Copy out the listing that follows exactly, dropping every picture.

★ ★ ★ ★ ★

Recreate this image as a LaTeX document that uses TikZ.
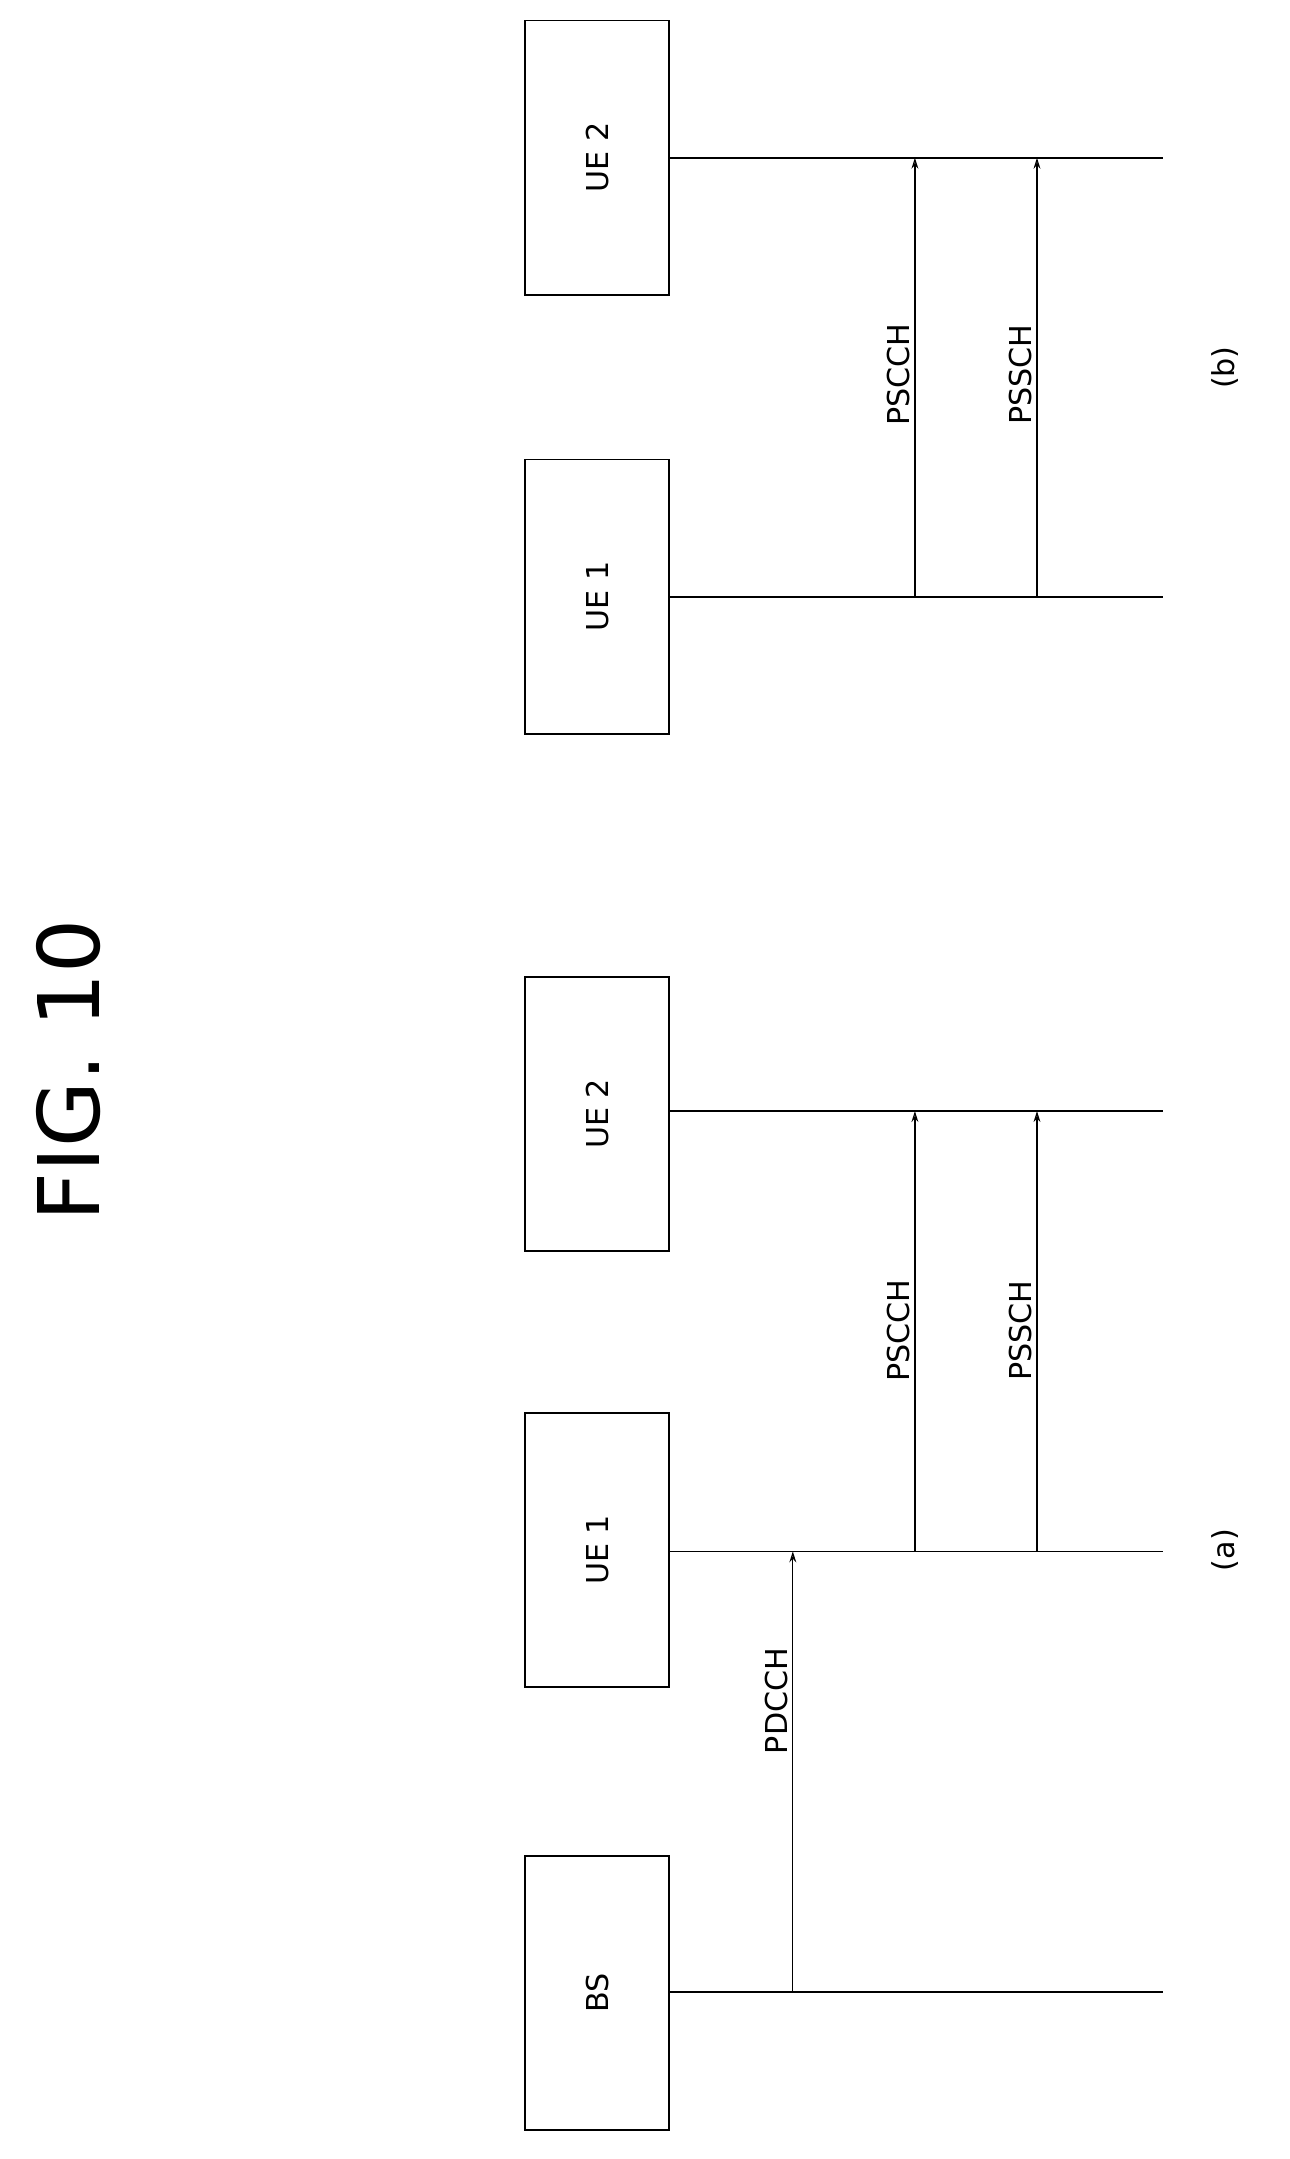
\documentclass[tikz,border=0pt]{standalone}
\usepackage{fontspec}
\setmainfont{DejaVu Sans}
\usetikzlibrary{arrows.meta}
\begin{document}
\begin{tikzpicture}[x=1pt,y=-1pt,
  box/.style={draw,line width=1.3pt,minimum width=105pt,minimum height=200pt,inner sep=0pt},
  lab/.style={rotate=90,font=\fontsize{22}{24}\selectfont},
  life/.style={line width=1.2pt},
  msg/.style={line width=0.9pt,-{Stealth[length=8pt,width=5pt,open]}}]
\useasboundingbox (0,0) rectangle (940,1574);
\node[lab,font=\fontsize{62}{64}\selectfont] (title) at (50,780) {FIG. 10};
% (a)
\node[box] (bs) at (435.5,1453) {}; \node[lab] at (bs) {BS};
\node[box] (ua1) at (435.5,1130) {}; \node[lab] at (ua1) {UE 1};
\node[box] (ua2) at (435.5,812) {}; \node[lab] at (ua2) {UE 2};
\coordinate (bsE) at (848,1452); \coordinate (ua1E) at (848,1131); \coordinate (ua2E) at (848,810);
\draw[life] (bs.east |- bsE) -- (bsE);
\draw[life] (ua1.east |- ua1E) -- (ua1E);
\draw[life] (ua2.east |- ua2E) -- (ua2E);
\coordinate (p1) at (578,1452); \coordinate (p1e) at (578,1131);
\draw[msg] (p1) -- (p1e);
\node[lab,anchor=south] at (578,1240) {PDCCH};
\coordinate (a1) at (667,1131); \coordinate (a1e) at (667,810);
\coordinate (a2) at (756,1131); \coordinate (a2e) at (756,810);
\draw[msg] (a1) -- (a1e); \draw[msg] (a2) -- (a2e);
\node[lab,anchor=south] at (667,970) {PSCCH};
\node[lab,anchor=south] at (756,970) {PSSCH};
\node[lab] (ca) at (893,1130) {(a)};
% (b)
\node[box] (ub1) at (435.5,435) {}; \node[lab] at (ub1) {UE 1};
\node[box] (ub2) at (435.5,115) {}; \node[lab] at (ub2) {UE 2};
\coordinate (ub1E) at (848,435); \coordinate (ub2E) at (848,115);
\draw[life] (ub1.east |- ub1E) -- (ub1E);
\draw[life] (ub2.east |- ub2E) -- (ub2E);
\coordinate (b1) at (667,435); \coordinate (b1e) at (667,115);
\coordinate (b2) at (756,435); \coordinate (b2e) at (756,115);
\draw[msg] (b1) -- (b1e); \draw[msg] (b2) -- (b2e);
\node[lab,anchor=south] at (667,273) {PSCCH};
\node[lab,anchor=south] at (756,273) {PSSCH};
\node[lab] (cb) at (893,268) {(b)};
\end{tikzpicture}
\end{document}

★ ★ ★ ★ ★

OUTPUT BELOW:
Recreate this image as a LaTeX document that uses TikZ.
\documentclass[tikz,border=0pt]{standalone}
\usepackage{fontspec}
\setmainfont{DejaVu Sans}
\usetikzlibrary{arrows.meta}
\begin{document}
\begin{tikzpicture}[x=1pt,y=-1pt,
  box/.style={draw,line width=1.3pt,minimum width=105pt,minimum height=200pt,inner sep=0pt},
  lab/.style={rotate=90,font=\fontsize{22}{24}\selectfont},
  life/.style={line width=1.2pt},
  msg/.style={line width=0.9pt,-{Stealth[length=8pt,width=5pt,open]}}]
\useasboundingbox (0,0) rectangle (940,1574);
\node[lab,font=\fontsize{62}{64}\selectfont] (title) at (50,780) {FIG. 10};
% (a)
\node[box] (bs) at (435.5,1453) {}; \node[lab] at (bs) {BS};
\node[box] (ua1) at (435.5,1130) {}; \node[lab] at (ua1) {UE 1};
\node[box] (ua2) at (435.5,812) {}; \node[lab] at (ua2) {UE 2};
\coordinate (bsE) at (848,1452); \coordinate (ua1E) at (848,1131); \coordinate (ua2E) at (848,810);
\draw[life] (bs.east |- bsE) -- (bsE);
\draw[life] (ua1.east |- ua1E) -- (ua1E);
\draw[life] (ua2.east |- ua2E) -- (ua2E);
\coordinate (p1) at (578,1452); \coordinate (p1e) at (578,1131);
\draw[msg] (p1) -- (p1e);
\node[lab,anchor=south] at (578,1240) {PDCCH};
\coordinate (a1) at (667,1131); \coordinate (a1e) at (667,810);
\coordinate (a2) at (756,1131); \coordinate (a2e) at (756,810);
\draw[msg] (a1) -- (a1e); \draw[msg] (a2) -- (a2e);
\node[lab,anchor=south] at (667,970) {PSCCH};
\node[lab,anchor=south] at (756,970) {PSSCH};
\node[lab] (ca) at (893,1130) {(a)};
% (b)
\node[box] (ub1) at (435.5,435) {}; \node[lab] at (ub1) {UE 1};
\node[box] (ub2) at (435.5,115) {}; \node[lab] at (ub2) {UE 2};
\coordinate (ub1E) at (848,435); \coordinate (ub2E) at (848,115);
\draw[life] (ub1.east |- ub1E) -- (ub1E);
\draw[life] (ub2.east |- ub2E) -- (ub2E);
\coordinate (b1) at (667,435); \coordinate (b1e) at (667,115);
\coordinate (b2) at (756,435); \coordinate (b2e) at (756,115);
\draw[msg] (b1) -- (b1e); \draw[msg] (b2) -- (b2e);
\node[lab,anchor=south] at (667,273) {PSCCH};
\node[lab,anchor=south] at (756,273) {PSSCH};
\node[lab] (cb) at (893,268) {(b)};
\end{tikzpicture}
\end{document}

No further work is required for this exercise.